6) For so many years, Federer was well served by his tactic of chipping back returns. The play reduced strain on both body and mind. It gave him a comfort zone and prevented him from overextending. Federer’s chip return drew the opponent into net and set up a backhand pass. (Federer did this at times in the first two sets against Murray.) Yet, at this stage in his career, it’s clear that with Federer’s body still able to produce considerable quality, it will become more necessary for him to attack returns instead of just chipping them. Yet, let’s not lose sight of the reminder that tennis is a dialogue, not a monologue. The quality of the opponent’s second serve has a lot to do with the receiver’s ability to go after a return. Federer exploited Murray in sets three and four (credit the coaching staff, Annacone and Luthi), but if Murray beefs up his second serve, Roger won’t be able to hit out with that level of freedom in the future.
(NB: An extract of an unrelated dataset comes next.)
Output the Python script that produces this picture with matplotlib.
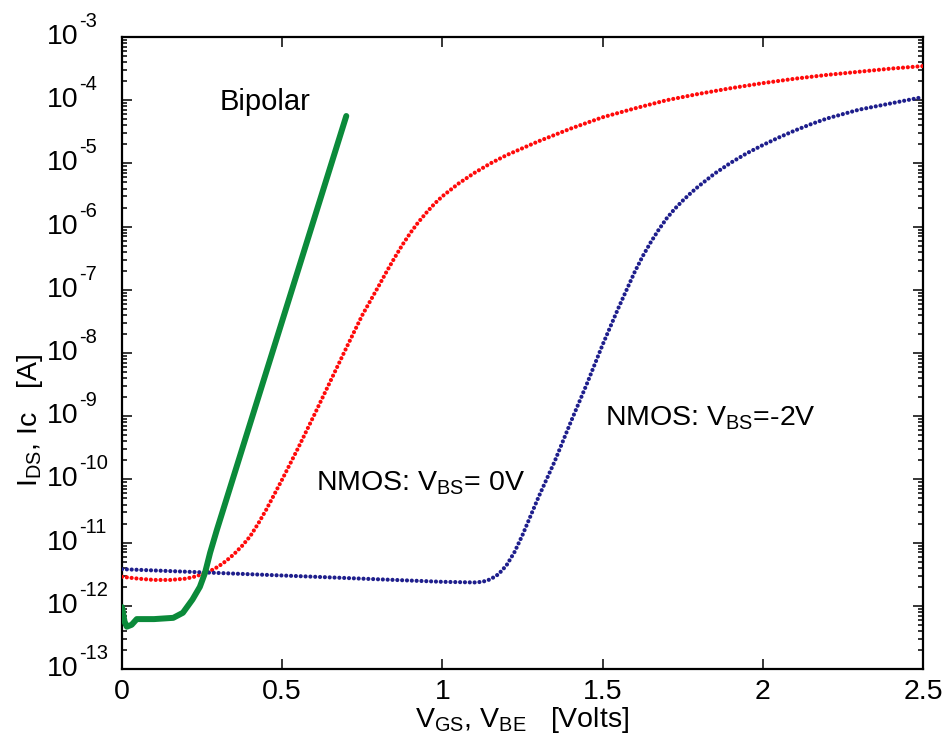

Keep an eye on that storyline going forward…
7) To anyone and everyone who thinks that Federer’s win diminishes the legacy of Pete Sampras, I understand completely. Yet, the fact that Paul Annacone (along with the rest of Federer’s full team, which earned every ounce of Swiss payment this past fortnight) was on hand for this moment only underscores Sampras’s place in the sport. Federer stands on the shoulders of a giant today, the giant Fed regards as his foremost tennis hero. Had Annacone not inspired Sampras, Federer would not have hired Annacone. Had Sampras not flourished late in his career, Federer might not have received the essential insights that have kept him mentally replenished one month short of his 31st birthday. Everything that Roger does at Wimbledon in this stage of his career — like most of what he does in any tennis venue at this point in life — is linked to Sampras through Annacone’s presence. Federer’s achievements magnify the centrality of Sampras in the story of tennis, as opposed to creating distance between the two men.